- _Stored data_
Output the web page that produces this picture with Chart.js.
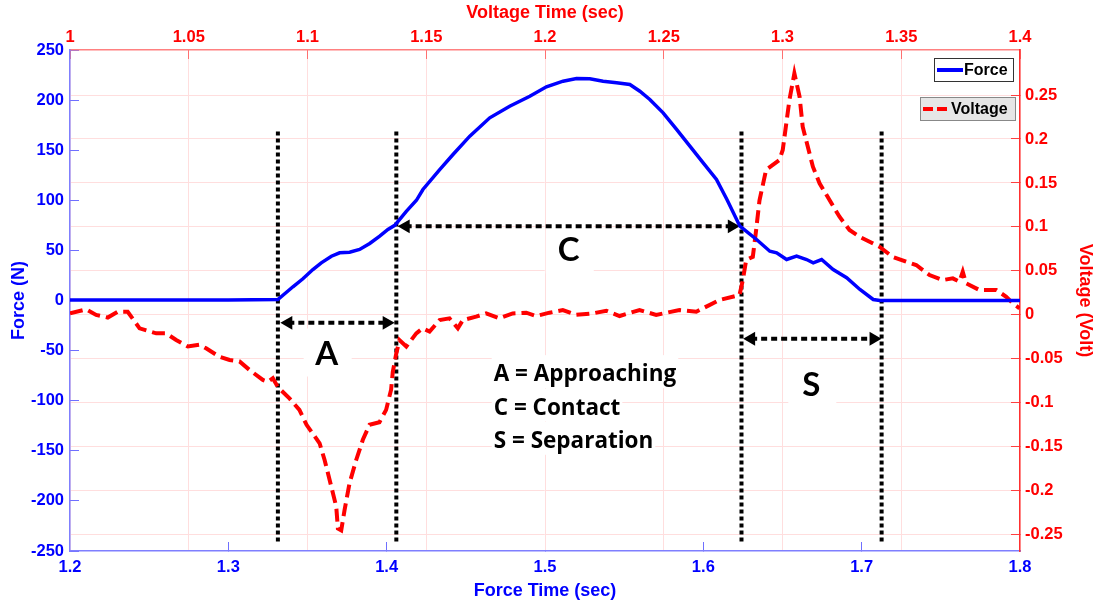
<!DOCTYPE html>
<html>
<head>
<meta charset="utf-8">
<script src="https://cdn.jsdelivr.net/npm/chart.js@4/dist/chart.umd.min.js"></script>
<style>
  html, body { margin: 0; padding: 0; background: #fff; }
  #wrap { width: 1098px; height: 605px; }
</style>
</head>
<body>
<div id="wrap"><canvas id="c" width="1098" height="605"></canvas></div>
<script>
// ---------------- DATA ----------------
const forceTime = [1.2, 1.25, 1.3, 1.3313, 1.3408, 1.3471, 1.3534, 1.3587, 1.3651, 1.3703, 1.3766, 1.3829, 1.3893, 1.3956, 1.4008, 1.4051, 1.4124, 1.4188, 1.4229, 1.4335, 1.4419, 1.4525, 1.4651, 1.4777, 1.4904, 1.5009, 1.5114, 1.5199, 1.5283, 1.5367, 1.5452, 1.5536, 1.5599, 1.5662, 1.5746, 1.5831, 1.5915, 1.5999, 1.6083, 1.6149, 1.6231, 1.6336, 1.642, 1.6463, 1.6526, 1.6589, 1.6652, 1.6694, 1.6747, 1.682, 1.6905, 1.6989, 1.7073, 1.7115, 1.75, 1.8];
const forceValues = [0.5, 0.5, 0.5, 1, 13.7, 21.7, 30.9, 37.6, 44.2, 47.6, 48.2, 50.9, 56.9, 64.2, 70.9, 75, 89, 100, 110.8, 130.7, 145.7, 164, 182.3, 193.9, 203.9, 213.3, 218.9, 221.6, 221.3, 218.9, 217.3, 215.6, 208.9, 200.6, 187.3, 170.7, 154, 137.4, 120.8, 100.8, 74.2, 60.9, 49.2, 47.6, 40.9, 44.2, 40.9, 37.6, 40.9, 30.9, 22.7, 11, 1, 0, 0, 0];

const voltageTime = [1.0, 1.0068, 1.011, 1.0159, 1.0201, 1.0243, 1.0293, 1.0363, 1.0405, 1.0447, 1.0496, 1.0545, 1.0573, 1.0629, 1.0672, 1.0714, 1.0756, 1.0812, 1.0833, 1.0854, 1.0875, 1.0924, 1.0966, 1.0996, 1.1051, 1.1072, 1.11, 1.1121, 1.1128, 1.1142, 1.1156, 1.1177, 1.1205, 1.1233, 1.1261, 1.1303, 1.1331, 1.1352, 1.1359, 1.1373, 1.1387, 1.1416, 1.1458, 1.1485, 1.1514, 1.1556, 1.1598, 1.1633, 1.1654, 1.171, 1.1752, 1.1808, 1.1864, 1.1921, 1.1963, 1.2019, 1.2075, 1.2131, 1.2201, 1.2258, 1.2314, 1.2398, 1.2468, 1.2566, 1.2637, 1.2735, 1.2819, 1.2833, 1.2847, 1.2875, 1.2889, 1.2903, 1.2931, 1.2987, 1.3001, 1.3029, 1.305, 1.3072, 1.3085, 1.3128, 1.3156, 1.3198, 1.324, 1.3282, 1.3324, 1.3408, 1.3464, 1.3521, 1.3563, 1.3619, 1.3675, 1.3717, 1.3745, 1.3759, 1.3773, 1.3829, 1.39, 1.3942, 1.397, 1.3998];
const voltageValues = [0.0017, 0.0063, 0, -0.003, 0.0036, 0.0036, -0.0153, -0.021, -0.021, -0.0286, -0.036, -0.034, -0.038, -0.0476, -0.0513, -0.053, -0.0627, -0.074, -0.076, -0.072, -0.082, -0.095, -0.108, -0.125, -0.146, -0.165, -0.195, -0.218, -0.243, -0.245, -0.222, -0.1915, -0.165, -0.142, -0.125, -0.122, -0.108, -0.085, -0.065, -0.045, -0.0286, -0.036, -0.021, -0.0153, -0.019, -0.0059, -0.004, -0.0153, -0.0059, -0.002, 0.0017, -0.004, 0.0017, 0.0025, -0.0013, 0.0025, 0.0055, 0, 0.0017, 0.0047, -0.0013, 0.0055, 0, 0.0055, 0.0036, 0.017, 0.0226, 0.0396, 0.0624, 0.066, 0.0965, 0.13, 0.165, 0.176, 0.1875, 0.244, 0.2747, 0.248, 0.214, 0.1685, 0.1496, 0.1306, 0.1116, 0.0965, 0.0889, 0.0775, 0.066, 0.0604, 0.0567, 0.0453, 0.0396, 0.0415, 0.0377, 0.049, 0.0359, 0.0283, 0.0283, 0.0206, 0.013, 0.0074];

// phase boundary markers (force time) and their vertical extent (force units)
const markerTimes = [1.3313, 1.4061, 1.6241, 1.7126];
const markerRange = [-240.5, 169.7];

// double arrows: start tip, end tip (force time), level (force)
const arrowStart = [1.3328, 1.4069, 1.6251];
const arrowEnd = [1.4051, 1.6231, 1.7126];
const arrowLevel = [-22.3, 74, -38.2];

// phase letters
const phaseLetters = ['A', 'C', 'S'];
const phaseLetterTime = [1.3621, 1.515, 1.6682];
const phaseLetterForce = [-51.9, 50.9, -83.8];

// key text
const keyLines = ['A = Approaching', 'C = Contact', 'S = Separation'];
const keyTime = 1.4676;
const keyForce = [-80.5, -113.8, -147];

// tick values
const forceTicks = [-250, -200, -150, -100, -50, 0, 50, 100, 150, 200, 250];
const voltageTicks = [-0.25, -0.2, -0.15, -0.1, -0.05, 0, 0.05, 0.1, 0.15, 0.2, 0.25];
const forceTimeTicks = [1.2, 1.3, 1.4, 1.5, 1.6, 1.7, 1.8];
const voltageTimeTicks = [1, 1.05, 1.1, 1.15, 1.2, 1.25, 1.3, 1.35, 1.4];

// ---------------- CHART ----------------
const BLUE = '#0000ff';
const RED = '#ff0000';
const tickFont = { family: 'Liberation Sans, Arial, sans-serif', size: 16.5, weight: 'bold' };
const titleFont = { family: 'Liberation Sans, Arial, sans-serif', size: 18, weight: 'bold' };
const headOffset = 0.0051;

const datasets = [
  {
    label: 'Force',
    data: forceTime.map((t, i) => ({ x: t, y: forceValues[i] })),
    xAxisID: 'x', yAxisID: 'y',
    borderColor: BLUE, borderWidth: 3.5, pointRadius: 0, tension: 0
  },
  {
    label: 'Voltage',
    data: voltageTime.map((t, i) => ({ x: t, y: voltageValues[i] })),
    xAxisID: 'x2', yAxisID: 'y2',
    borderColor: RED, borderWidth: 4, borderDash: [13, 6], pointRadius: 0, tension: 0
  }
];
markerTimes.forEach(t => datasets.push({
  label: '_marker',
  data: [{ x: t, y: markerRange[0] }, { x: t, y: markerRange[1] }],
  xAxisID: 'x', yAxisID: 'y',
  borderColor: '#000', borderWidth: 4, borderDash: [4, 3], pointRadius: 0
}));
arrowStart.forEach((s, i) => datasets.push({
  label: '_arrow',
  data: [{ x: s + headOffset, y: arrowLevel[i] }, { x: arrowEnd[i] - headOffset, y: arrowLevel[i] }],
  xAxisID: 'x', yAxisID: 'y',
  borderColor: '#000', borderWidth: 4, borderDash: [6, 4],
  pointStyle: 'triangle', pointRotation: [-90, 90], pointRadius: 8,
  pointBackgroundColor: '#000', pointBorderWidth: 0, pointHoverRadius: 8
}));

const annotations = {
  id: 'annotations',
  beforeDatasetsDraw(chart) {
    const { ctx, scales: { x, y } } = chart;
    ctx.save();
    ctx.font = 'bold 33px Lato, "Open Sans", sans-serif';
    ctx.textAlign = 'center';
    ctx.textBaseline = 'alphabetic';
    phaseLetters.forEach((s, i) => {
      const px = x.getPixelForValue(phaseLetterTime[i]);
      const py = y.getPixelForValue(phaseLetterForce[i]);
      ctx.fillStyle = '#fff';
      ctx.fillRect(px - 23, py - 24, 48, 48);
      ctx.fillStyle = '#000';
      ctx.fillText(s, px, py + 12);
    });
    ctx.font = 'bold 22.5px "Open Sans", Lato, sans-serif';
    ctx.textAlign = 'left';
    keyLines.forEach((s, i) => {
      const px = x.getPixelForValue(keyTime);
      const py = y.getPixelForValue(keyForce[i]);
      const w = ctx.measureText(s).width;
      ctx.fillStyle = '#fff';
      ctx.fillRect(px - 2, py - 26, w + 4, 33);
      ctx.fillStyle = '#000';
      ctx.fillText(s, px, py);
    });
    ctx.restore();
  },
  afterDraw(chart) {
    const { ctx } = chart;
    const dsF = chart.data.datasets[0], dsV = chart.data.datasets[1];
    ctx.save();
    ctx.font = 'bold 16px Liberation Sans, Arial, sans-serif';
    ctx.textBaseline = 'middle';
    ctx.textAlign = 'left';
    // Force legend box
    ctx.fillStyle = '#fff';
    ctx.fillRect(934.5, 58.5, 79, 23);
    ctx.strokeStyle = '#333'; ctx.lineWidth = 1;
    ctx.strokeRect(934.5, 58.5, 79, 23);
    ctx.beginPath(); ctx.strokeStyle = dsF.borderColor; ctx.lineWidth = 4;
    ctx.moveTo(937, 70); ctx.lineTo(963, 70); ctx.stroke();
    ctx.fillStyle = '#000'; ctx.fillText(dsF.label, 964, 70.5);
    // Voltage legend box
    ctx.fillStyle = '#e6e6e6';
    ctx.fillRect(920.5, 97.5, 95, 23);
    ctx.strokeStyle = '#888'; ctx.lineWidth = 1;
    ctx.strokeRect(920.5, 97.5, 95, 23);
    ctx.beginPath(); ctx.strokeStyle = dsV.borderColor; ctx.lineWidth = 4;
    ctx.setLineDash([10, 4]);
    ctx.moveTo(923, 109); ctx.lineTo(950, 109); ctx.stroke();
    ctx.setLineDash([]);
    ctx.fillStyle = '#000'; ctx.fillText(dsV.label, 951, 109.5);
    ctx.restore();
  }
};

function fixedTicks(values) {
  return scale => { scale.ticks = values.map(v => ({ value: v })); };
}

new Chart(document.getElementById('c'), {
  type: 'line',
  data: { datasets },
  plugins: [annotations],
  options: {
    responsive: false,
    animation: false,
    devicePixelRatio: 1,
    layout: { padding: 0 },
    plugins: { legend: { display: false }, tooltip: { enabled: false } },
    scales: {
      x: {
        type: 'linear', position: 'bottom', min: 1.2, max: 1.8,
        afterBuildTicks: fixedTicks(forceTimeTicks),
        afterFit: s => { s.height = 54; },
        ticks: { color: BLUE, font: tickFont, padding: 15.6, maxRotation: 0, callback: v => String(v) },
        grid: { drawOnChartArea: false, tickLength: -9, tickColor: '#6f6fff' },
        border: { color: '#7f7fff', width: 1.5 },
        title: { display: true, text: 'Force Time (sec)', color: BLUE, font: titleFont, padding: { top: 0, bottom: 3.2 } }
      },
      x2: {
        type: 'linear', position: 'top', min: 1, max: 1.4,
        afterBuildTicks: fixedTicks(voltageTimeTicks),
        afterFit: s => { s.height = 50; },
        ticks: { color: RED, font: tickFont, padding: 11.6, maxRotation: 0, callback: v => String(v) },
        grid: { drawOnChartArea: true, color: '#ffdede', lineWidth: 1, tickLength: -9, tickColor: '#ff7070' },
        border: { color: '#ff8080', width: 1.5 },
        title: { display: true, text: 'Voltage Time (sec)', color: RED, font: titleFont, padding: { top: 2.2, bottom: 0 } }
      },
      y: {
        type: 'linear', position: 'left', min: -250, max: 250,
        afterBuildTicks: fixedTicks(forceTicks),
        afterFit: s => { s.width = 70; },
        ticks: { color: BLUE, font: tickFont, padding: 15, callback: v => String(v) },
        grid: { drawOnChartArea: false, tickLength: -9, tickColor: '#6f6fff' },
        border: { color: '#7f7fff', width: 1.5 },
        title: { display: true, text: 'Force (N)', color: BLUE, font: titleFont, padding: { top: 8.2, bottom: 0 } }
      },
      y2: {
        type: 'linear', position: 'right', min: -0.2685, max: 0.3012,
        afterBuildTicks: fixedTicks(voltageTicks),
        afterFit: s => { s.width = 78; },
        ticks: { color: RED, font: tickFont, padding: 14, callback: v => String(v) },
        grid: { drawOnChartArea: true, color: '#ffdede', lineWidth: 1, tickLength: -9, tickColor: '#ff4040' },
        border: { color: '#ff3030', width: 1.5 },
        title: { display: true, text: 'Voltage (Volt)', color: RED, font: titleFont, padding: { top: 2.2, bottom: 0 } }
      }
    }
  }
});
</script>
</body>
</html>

- _Task details_
Repeat, exactly and in full, each line from the start of the data to the line that contains "11, 1, 0, 0, 0];". Pictures do not go in.

- _Result of the task_
Output the web page that produces this picture with Chart.js.
<!DOCTYPE html>
<html>
<head>
<meta charset="utf-8">
<script src="https://cdn.jsdelivr.net/npm/chart.js@4/dist/chart.umd.min.js"></script>
<style>
  html, body { margin: 0; padding: 0; background: #fff; }
  #wrap { width: 1098px; height: 605px; }
</style>
</head>
<body>
<div id="wrap"><canvas id="c" width="1098" height="605"></canvas></div>
<script>
// ---------------- DATA ----------------
const forceTime = [1.2, 1.25, 1.3, 1.3313, 1.3408, 1.3471, 1.3534, 1.3587, 1.3651, 1.3703, 1.3766, 1.3829, 1.3893, 1.3956, 1.4008, 1.4051, 1.4124, 1.4188, 1.4229, 1.4335, 1.4419, 1.4525, 1.4651, 1.4777, 1.4904, 1.5009, 1.5114, 1.5199, 1.5283, 1.5367, 1.5452, 1.5536, 1.5599, 1.5662, 1.5746, 1.5831, 1.5915, 1.5999, 1.6083, 1.6149, 1.6231, 1.6336, 1.642, 1.6463, 1.6526, 1.6589, 1.6652, 1.6694, 1.6747, 1.682, 1.6905, 1.6989, 1.7073, 1.7115, 1.75, 1.8];
const forceValues = [0.5, 0.5, 0.5, 1, 13.7, 21.7, 30.9, 37.6, 44.2, 47.6, 48.2, 50.9, 56.9, 64.2, 70.9, 75, 89, 100, 110.8, 130.7, 145.7, 164, 182.3, 193.9, 203.9, 213.3, 218.9, 221.6, 221.3, 218.9, 217.3, 215.6, 208.9, 200.6, 187.3, 170.7, 154, 137.4, 120.8, 100.8, 74.2, 60.9, 49.2, 47.6, 40.9, 44.2, 40.9, 37.6, 40.9, 30.9, 22.7, 11, 1, 0, 0, 0];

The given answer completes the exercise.